DESCRIPTION OF THE TASK
Set down the data below from its first line to the line holding "import plotly.graph_objects as go", inclusive; omit all pictures.

** Begin **

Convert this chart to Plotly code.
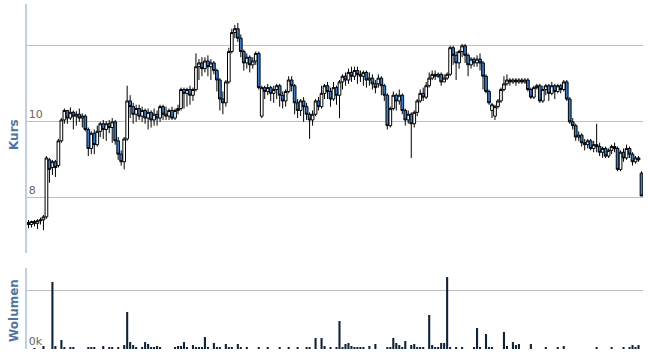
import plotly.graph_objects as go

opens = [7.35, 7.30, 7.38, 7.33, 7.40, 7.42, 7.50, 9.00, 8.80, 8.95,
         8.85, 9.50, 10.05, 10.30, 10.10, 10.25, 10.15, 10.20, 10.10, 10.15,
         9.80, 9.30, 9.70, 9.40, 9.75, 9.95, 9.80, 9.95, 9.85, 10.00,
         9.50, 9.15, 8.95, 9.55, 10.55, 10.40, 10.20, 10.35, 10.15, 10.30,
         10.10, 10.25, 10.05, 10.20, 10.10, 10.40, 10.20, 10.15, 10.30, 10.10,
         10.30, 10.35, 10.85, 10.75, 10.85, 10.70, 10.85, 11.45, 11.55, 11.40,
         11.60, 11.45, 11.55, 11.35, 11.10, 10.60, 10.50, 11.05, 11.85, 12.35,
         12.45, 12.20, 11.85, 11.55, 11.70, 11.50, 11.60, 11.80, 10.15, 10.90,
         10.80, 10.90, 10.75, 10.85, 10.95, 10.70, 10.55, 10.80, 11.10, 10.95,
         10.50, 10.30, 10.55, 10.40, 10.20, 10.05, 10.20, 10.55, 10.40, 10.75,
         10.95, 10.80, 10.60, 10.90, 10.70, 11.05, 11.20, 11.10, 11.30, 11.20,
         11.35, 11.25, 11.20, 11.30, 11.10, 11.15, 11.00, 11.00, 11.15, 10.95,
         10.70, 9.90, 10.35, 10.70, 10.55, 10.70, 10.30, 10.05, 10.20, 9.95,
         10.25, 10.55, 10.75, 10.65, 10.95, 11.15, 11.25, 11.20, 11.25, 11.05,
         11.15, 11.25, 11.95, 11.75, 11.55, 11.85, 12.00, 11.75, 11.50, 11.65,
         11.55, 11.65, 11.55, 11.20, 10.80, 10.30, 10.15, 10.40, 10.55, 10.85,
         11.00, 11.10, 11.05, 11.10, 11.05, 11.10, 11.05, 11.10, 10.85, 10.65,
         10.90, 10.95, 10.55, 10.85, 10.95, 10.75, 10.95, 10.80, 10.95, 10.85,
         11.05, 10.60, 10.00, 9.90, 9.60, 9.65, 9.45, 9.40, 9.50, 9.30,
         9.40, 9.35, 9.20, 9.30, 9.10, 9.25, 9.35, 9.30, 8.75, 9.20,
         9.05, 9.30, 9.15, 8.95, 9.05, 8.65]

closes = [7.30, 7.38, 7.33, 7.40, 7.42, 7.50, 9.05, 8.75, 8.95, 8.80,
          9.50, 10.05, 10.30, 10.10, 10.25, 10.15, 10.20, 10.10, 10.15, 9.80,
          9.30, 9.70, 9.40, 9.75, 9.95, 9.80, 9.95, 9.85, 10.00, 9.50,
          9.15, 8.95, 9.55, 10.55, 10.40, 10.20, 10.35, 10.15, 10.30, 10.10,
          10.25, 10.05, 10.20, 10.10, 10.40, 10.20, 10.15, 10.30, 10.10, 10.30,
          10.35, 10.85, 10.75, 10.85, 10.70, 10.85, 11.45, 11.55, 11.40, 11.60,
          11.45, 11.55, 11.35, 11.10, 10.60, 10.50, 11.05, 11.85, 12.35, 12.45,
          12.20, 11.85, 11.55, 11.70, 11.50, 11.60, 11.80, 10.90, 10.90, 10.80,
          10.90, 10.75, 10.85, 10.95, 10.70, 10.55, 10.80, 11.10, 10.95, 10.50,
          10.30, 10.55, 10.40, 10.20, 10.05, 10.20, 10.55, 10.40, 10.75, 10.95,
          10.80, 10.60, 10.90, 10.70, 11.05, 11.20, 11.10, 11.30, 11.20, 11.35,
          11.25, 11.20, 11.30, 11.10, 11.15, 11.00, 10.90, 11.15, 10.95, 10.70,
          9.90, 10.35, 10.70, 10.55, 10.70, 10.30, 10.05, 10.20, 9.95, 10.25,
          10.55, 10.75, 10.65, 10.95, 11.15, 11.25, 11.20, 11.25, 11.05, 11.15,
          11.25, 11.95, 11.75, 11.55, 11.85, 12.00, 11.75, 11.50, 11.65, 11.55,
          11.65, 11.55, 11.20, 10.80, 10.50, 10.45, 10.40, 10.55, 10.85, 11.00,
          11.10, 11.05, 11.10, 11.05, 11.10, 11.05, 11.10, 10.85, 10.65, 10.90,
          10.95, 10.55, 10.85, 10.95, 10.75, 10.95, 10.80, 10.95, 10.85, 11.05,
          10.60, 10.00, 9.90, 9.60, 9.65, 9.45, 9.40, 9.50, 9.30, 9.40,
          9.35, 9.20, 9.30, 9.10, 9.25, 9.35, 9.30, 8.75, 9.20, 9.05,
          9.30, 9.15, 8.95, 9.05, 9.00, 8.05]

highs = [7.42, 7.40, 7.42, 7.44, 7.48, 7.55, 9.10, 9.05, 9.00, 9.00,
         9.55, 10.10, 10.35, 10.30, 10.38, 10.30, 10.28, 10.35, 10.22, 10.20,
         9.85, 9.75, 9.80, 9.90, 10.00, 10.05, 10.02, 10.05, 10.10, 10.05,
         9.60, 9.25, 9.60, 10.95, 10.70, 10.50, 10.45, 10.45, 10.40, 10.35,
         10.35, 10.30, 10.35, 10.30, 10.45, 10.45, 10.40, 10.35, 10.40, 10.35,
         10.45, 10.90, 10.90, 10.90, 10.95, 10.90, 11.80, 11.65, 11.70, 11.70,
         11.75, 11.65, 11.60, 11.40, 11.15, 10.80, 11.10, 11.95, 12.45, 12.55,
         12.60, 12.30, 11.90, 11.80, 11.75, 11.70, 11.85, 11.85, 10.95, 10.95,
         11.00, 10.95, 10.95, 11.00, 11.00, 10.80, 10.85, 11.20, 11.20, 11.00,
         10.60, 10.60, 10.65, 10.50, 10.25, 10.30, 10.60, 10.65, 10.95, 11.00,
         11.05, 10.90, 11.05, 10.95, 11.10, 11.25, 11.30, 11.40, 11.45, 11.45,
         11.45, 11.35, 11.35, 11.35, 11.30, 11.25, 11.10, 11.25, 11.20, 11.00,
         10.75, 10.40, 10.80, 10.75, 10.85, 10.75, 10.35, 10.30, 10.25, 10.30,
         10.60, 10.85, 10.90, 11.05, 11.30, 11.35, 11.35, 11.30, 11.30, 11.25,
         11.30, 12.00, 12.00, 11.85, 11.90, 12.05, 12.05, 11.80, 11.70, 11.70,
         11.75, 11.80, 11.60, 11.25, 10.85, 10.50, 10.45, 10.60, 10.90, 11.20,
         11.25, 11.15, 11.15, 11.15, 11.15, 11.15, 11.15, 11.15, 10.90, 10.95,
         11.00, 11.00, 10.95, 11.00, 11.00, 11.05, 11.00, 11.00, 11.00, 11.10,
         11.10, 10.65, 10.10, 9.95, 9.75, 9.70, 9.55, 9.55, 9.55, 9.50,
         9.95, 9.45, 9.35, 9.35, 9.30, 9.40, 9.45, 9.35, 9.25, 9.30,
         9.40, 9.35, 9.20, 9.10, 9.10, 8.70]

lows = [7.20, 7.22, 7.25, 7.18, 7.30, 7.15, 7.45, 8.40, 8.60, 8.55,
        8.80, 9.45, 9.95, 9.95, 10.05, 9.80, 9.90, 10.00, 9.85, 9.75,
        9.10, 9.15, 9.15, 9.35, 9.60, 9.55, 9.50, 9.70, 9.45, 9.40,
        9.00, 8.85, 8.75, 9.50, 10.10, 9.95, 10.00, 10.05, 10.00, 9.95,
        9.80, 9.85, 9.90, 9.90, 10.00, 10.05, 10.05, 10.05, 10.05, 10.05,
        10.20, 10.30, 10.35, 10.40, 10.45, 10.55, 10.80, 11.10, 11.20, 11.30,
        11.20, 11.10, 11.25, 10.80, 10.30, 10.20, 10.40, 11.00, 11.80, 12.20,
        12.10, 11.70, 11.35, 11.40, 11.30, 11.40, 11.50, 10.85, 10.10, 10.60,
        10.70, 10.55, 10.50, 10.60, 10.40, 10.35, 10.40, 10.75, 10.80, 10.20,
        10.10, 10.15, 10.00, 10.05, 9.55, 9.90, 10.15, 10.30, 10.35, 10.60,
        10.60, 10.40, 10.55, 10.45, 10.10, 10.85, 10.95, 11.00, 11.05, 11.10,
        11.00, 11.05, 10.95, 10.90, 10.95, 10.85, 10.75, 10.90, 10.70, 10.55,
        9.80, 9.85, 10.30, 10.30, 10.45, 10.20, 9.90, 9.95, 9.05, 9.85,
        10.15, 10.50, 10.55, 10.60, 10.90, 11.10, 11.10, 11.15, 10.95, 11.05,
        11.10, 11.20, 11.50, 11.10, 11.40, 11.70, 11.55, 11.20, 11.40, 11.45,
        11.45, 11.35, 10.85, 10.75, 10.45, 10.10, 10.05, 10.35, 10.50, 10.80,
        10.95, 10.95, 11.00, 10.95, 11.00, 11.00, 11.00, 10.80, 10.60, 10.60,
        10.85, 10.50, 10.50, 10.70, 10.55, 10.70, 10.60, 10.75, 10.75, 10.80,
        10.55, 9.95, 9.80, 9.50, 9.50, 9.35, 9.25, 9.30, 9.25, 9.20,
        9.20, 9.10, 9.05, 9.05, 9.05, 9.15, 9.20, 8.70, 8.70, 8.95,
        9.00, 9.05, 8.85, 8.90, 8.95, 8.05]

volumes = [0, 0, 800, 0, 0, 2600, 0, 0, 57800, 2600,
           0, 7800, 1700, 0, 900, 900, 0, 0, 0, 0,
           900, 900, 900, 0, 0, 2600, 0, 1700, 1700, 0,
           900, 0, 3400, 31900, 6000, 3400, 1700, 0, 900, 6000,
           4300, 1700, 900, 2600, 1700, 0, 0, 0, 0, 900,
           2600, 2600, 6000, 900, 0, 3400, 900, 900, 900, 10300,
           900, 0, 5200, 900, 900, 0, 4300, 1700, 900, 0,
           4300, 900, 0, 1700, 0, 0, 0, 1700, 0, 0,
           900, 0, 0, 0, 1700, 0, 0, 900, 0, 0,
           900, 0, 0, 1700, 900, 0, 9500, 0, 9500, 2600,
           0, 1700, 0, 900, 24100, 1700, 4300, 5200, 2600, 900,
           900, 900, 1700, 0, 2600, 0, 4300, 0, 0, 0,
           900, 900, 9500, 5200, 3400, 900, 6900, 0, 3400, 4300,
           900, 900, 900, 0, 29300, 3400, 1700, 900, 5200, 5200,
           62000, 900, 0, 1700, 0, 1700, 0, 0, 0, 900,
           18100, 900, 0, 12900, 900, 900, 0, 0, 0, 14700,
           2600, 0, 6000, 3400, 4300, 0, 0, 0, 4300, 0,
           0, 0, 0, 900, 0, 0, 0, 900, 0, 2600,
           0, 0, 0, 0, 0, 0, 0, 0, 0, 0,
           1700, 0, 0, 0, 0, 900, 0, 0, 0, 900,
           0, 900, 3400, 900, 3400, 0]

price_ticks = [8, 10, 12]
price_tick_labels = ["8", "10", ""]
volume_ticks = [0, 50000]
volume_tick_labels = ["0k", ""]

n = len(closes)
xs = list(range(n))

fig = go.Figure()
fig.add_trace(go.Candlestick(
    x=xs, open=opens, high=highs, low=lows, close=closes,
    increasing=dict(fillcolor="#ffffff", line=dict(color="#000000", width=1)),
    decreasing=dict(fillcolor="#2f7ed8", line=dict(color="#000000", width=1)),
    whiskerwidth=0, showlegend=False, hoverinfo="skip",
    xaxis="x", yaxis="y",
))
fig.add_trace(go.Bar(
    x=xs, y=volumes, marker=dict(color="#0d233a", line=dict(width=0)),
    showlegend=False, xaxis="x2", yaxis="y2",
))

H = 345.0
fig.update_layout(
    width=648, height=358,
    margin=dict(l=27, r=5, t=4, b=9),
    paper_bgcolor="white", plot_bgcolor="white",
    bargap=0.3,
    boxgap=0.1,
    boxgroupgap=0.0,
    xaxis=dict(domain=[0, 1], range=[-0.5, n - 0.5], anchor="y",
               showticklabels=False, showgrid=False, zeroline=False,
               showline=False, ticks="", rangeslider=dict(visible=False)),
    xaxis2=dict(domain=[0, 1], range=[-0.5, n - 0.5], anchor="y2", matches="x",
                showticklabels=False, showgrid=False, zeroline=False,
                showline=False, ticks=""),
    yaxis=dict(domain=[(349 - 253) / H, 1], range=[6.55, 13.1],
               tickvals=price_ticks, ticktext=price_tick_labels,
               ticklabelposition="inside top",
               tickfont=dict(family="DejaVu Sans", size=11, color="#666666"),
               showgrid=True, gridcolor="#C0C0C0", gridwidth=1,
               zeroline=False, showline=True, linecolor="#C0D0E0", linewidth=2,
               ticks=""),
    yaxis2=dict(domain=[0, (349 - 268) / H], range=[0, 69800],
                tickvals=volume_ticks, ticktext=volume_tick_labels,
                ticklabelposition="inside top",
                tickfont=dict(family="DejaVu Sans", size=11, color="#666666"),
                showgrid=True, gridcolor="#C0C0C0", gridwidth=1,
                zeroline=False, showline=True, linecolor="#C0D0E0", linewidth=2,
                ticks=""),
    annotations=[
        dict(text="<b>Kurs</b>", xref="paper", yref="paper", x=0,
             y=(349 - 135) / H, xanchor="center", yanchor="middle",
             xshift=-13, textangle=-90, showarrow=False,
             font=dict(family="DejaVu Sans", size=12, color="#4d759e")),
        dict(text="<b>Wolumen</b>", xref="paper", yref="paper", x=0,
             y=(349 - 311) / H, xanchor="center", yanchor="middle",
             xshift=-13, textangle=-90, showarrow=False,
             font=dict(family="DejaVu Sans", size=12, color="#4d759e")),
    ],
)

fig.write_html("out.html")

** End **

CORRECT RESPONSE
Convert this chart to Plotly code.
import plotly.graph_objects as go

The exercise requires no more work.